8. Ram the case all the way home. Use a knock-out rod to remove the
case. Two things are important here.

First is that the knock-out rod should be as large in diameter as
possible. This will depend on the particular sizing die used. My RCBS
die has a 1/4x28 thd decapping rod. It will accommodate a .210" rod
which I made from a very long bolt that originally had 1/4x20 threads
rolled onto its end; one of those rods used to hold cable reels together.
To assure that it will not bend when struck with a mallet, the rod should
be only as long as is necessary to drive out the case. Mine is 3 1/2"
long. The rod head is handy to act as a retainer so that it does not
fall out of the die, but is not necessary. Note that it is not difficult
to drive out the fully swaged case when done as prescribed here, and the
rod need not be hardened as long as it is not too long. Mine is as soft
as any steel gets.

Second, when driving out the case, do not try to emulate Paul Bunyan.
Tapping the rod (I use a rawhide mallet) 3-4 times will remove the case
without bulging out the head. One mighty whack risks messing up the head
spacing, and more important, makes it difficult to get into the .223
shell holder. Out of about 80 cases that I have made so far, only a
couple have given me resistance. They were fixed by chucking into my
drill press and using a quick swipe of a half round file. If there is a
slight rounding of the head, it will not adversely effect the outcome.
This is a good time to wipe the lube off of the cases. Also, decapping
can done any time one chooses. I use a universal decapping die for this
task.

9. Chuck case into your trimmer and set to reduce the case length to 1.51".
Notice that the brass has lengthened significantly as it steps through the
swaging process. If it has been shortened as directed in step 1, only a few
turns of the trimmer handle will be needed.

10. You might want to try chambering your cases now to make sure that
they will fit. My die reduces the very base of this tapered case to
.360-.362". This is as perfect a fit as one can get in my revolver.
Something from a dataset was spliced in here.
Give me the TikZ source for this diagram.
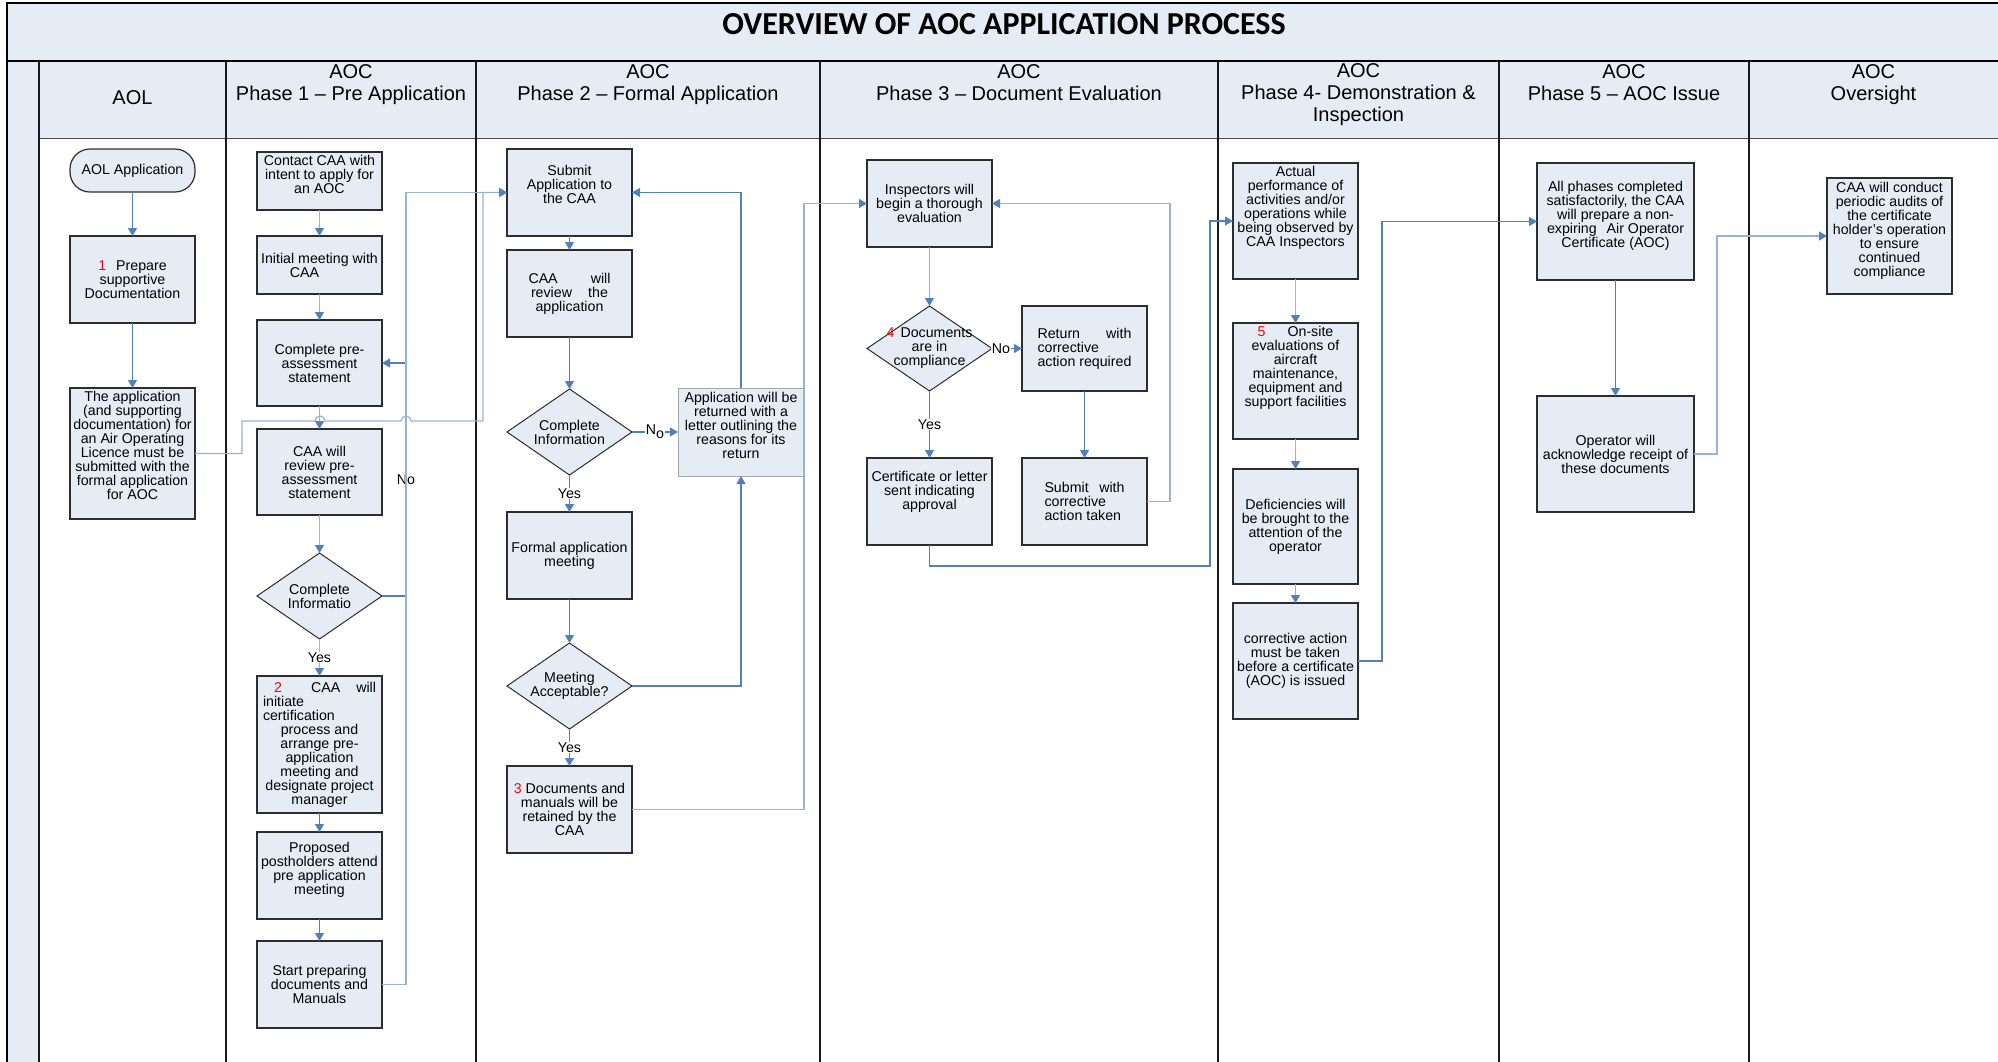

I
do not know if these guns vary much in chamber diameters.

11. Next use either the provided .30 Carbine RCBS expander die or,
preferably, the Lyman "M" die to prepare the case mouth to receive the
bullet. If you expand prior to chambering for the first time, depending
on how much you bell the mouth, you may be alarmed to discover that the
case will not chamber. This is because of the relatively steep taper of
the case which will not stand for much belling and still chamber. Don't
worry, the loaded cartridge will have this bell removed by the crimp.

It is possible that the case mouth will benefit from annealing to keep it
from splitting but I chose to skip this process until I see need for it.
I have annealed the original brass because of the radical crimp applied
to the factory rounds.

At this point, your brass is ready to load.

Oh, and a picture of mine -
http://img8.imageshack.us/img8/6046/1895nagantrevolverbarrezr7.th.jpg (http://img8.imageshack.us/i/1895nagantrevolverbarrezr7.jpg/)

click to enlarge - Uploaded with ImageShack.us (http://imageshack.us)

I had mine threaded for use with a 9mm suppressor (1/2x28) and filed the spring to get a decent trigger pull.
I'll have to see about reloading it once I run out of loaded ammo.

mooman76
05-02-2010, 01:31 AM
Sounds good. I need some more brass and I heard they quit making the substitute. I guess 32-20 works sometimes but the stuff I have has too thick of a rim. Anyway I have lots of 223 brass to play with.

kidmma
05-14-2010, 06:05 PM
I've had good results with the Lee dies and Starline 32/20 The rim is thinner on the Starline stuff.

Hornady HBWC in .32 cal work good when seated just so that the cylinder will rotate when the revolver is cocked (not flush with the case). Light charges worked best. I use 2.8gr of 700x. If you get too hot the groups open up.

Also the Hornady 100gr XTP is quite accurate too. (3.2gr 700x)

A .30 carbine die will also resize the 32/20s.

Be sure to seat the bullets just long enough so the cylinder will rotate.

YMMV.

:bigsmyl2:

desi23
05-17-2010, 02:10 PM
I've reloaded this cartridge for years using a 30 carbine set with the correct shellholder for the Nagant round. It works fine for sizing and flaring. I seat the bullets flush with the case mouth then use a rod and my drill press to seat them just below the case mouth. I tried a couple different tools to put the taper crimp back in and finally ended up using a 22Jet sizing die I had. They are fun little guns and when I first got one the only ammo available was expensive Fiocchi. I have gotten good case life loading this way and they work fine in my guns.

Muskrat Mike
05-26-2010, 09:48 PM
I have two Nagant's and one will shoot 32-20 starline cases and one won't because the heads are too thick and binds up the cylinder.
I buy some of the HotShot ammo from Midway and after firing I trim the long cases down to 1.40". It helps to have a power trimmer! I then load an 85 grain lyman wadcutter sized .310 over 3.2-3.4 grains of Unique. I also load two .31cal 45 grain round balls over the same charge. they shoot about 700fps over my chronograph.
They are pleasant to shoot and seem very safe in my revolvers but that doesn't mean anything for yours so please be careful.
I load with a set of Lee dies that were made as a special run some years back for Midway which Midway may still have some. I also expand the necks with an old Lyman 310 neck expander size .311. Starline supposely made a special run of 32-20 brass with thinner heads awhile back also. I don't know because I couldn't locate any.
Reloading for my Nagant's is work but I enjoy the work and shooting the guns I call my ugly guns.